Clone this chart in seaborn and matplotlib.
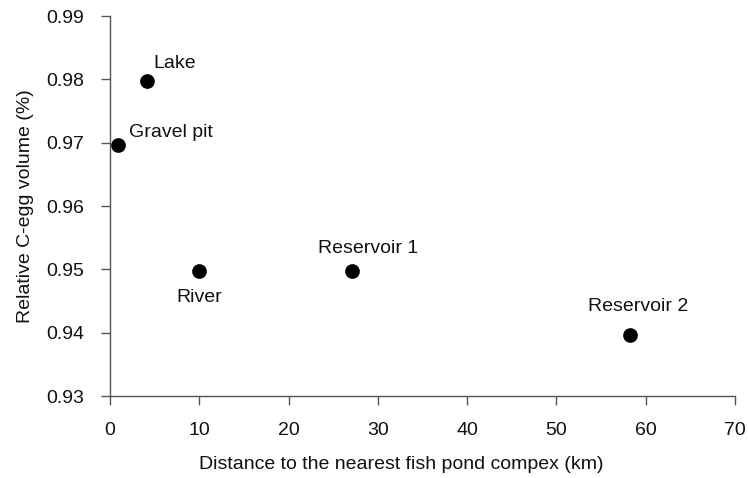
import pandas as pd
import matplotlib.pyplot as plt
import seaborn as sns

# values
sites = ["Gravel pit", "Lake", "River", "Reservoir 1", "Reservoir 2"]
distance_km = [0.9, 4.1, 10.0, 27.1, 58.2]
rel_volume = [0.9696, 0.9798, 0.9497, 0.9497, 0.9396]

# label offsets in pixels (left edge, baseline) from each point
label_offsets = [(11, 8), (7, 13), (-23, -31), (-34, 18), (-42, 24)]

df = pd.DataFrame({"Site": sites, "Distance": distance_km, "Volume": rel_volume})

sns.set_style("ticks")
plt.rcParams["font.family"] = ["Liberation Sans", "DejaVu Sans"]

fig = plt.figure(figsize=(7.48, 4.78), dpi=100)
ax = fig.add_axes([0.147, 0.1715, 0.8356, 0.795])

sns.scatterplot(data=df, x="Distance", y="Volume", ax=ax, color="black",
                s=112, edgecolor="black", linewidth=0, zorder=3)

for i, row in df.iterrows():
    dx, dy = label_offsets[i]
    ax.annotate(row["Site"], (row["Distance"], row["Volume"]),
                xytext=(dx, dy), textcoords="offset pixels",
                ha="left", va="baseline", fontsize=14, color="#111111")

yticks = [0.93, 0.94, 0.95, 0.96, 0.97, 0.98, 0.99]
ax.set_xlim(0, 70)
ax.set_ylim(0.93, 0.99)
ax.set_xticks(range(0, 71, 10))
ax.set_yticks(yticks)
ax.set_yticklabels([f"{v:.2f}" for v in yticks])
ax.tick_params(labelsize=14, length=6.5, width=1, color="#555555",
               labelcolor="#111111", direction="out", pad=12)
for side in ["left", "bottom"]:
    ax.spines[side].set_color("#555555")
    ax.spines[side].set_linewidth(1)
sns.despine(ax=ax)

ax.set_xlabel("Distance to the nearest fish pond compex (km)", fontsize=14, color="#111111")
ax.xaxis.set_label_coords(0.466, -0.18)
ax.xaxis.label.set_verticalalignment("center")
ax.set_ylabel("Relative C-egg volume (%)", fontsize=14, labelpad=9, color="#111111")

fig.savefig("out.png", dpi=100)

══════════════════════════════

WORK TO DO: Leave out the pictures and copy the rest of the material above exactly.

TASK SOLUTION:
Clone this chart in seaborn and matplotlib.
import pandas as pd
import matplotlib.pyplot as plt
import seaborn as sns

# values
sites = ["Gravel pit", "Lake", "River", "Reservoir 1", "Reservoir 2"]
distance_km = [0.9, 4.1, 10.0, 27.1, 58.2]
rel_volume = [0.9696, 0.9798, 0.9497, 0.9497, 0.9396]

# label offsets in pixels (left edge, baseline) from each point
label_offsets = [(11, 8), (7, 13), (-23, -31), (-34, 18), (-42, 24)]

df = pd.DataFrame({"Site": sites, "Distance": distance_km, "Volume": rel_volume})

sns.set_style("ticks")
plt.rcParams["font.family"] = ["Liberation Sans", "DejaVu Sans"]

fig = plt.figure(figsize=(7.48, 4.78), dpi=100)
ax = fig.add_axes([0.147, 0.1715, 0.8356, 0.795])

sns.scatterplot(data=df, x="Distance", y="Volume", ax=ax, color="black",
                s=112, edgecolor="black", linewidth=0, zorder=3)

for i, row in df.iterrows():
    dx, dy = label_offsets[i]
    ax.annotate(row["Site"], (row["Distance"], row["Volume"]),
                xytext=(dx, dy), textcoords="offset pixels",
                ha="left", va="baseline", fontsize=14, color="#111111")

yticks = [0.93, 0.94, 0.95, 0.96, 0.97, 0.98, 0.99]
ax.set_xlim(0, 70)
ax.set_ylim(0.93, 0.99)
ax.set_xticks(range(0, 71, 10))
ax.set_yticks(yticks)
ax.set_yticklabels([f"{v:.2f}" for v in yticks])
ax.tick_params(labelsize=14, length=6.5, width=1, color="#555555",
               labelcolor="#111111", direction="out", pad=12)
for side in ["left", "bottom"]:
    ax.spines[side].set_color("#555555")
    ax.spines[side].set_linewidth(1)
sns.despine(ax=ax)

ax.set_xlabel("Distance to the nearest fish pond compex (km)", fontsize=14, color="#111111")
ax.xaxis.set_label_coords(0.466, -0.18)
ax.xaxis.label.set_verticalalignment("center")
ax.set_ylabel("Relative C-egg volume (%)", fontsize=14, labelpad=9, color="#111111")

fig.savefig("out.png", dpi=100)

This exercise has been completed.